I just finished rereading Geraldine Brooks's novel, March, which I'm teaching to seniors this fall. I struggled at first on this rereading, wondering if my students would find it interesting. The jury will be out on this one until about October; nonetheless, I am excited about some of the teaching possibilities that the novel presents. Brooks focuses on the absent father in Louisa May Alcott's Little Women and imagines his journey south to serve as a chaplain to Union troops during the Civil War. March, who is an idealist and a man of "moral certainties," struggles to reconcile his beliefs with the complex world that is presented to him in war-torn Virginia. One thing I love about the book is that March has casual encounters and experiences with several historical figures, many of them writers. He lives alongside Emerson and Thoreau in Concord, Mass., aids John Brown well before the Harper's Ferry raid, and goes to a luncheon in honor of Nathaniel Hawthorne. He teaches Phyllis Wheatley and Frederick Douglass to former slaves during his time in the South. I think/hope I can weave all of these folks in while we're reading the novel as a way of introducing my students to more 19th century lit. Plus, I noticed that Brooks borrowed Louisa May Alcott's Hospital Sketches for her own depictions and modeled one of her characters off of Harriet Jacobs. Lots to work with here; I could conceivably spend the whole semester playing off this one novel. Above all, I most excited about the fact that Marmee and March are utterly human and therefore completely frustrating characters. Their decisions, omissions, and reactions with regard to each other should spark some serious Harkness discussions:)



Wednesday, July 16, 2008

At Princeton. Taking a break from reading...

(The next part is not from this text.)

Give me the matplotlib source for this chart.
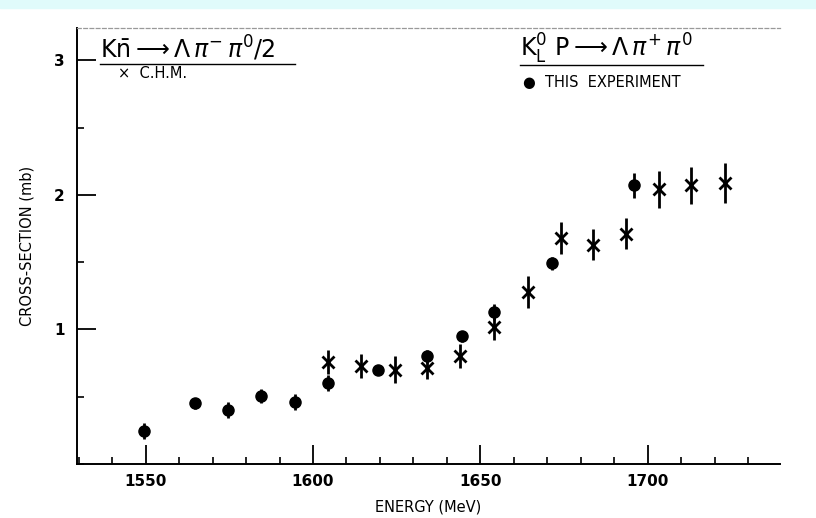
import matplotlib
matplotlib.use("Agg")
import matplotlib.pyplot as plt
from matplotlib.ticker import MultipleLocator

# this experiment (K_L p -> Lambda pi+ pi0)
exp_energy = [1549.5, 1564.7, 1574.7, 1584.6, 1594.6, 1604.4, 1619.3, 1634.0,
              1644.4, 1654.0, 1671.4, 1696.0]
exp_sigma = [0.245, 0.45, 0.40, 0.505, 0.46, 0.60, 0.70, 0.80, 0.95, 1.13, 1.49, 2.07]
exp_err = [0.06, 0.04, 0.06, 0.05, 0.06, 0.06, 0.03, 0.05, 0.04, 0.06, 0.05, 0.09]

# C.H.M. (K-n -> Lambda pi- pi0 / 2)
chm_energy = [1604.4, 1614.2, 1624.4, 1634.0, 1644.0, 1654.0, 1664.3, 1674.0,
              1683.6, 1693.5, 1703.4, 1713.0, 1723.0]
chm_sigma = [0.76, 0.73, 0.70, 0.71, 0.80, 1.02, 1.28, 1.68, 1.63, 1.71, 2.04, 2.07, 2.09]
chm_err = [0.09, 0.09, 0.10, 0.08, 0.09, 0.10, 0.12, 0.12, 0.115, 0.115, 0.14, 0.14, 0.15]

x_ticks = [1550, 1600, 1650, 1700]
y_ticks = [1, 2, 3]

fig = plt.figure(figsize=(8.16, 5.18), dpi=100)
fig.patches.append(plt.Rectangle((0, 1 - 8 / 518), 1, 8 / 518, transform=fig.transFigure,
                                 color="#e0fbfb", zorder=0))
ax = fig.add_axes([77 / 816, 54 / 518, 703 / 816, 436 / 518])

ax.errorbar(exp_energy, exp_sigma, yerr=exp_err, fmt="o", color="black", ms=8,
            elinewidth=2, capsize=0)
ax.errorbar(chm_energy, chm_sigma, yerr=chm_err, fmt="x", color="black", ms=8, mew=2,
            elinewidth=2, capsize=0)

ax.set_xlim(1529.5, 1739.5)
ax.set_ylim(0, 3.24)
ax.set_xticks(x_ticks)
ax.set_yticks(y_ticks)
ax.xaxis.set_minor_locator(MultipleLocator(10))
ax.yaxis.set_minor_locator(MultipleLocator(0.5))
ax.tick_params(which="major", direction="in", length=14, width=1.3, labelsize=11)
ax.tick_params(which="minor", direction="in", length=5, width=1.2)
ax.tick_params(axis="x", top=False, pad=7)
ax.tick_params(axis="y", right=False, pad=9)
for lab in ax.get_xticklabels() + ax.get_yticklabels():
    lab.set_fontweight("bold")

ax.spines["right"].set_visible(False)
ax.spines["top"].set_color("#999999")
ax.spines["top"].set_linestyle((0, (3, 2)))
ax.spines["top"].set_linewidth(0.9)
ax.spines["left"].set_linewidth(1.4)
ax.spines["bottom"].set_linewidth(1.4)

ax.set_xlabel("ENERGY (MeV)", fontsize=10.5, labelpad=8)
ax.set_ylabel("CROSS-SECTION (mb)", fontsize=10.5, labelpad=14)

# legend-like annotations
ax.text(0.033, 0.952, r"$\mathrm{K\bar{n}} \longrightarrow \Lambda\,\pi^{-}\,\pi^{0}/2$",
        transform=ax.transAxes, fontsize=17, va="center", ha="left")
ax.plot([0.033, 0.31], [0.918, 0.918], color="black", lw=1, transform=ax.transAxes)
ax.text(0.058, 0.895, "×  C.H.M.", transform=ax.transAxes, fontsize=10.5,
        va="center", ha="left")

ax.text(0.63, 0.952, r"$\mathrm{K_L^0\ P} \longrightarrow \Lambda\,\pi^{+}\,\pi^{0}$",
        transform=ax.transAxes, fontsize=17, va="center", ha="left")
ax.plot([0.63, 0.89], [0.914, 0.914], color="black", lw=1, transform=ax.transAxes)
ax.text(0.634, 0.876, "●  THIS  EXPERIMENT", transform=ax.transAxes, fontsize=10.5,
        va="center", ha="left")

fig.savefig("out.png", dpi=100)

These are photos from my two weeks at the Klingenstein Summer Institute. Some of my new colleagues (Mahasin and Rika featured above) and I spent a lazy afternoon on Princeton University's campus, which is absolutely stunning. My photos do not do it justice, but I tried to capture the variety of architecture and art that we encountered on our stroll. The shopping and eating alone are enough reason to spend four years in this town; plus, I hear the academics are pretty good, too.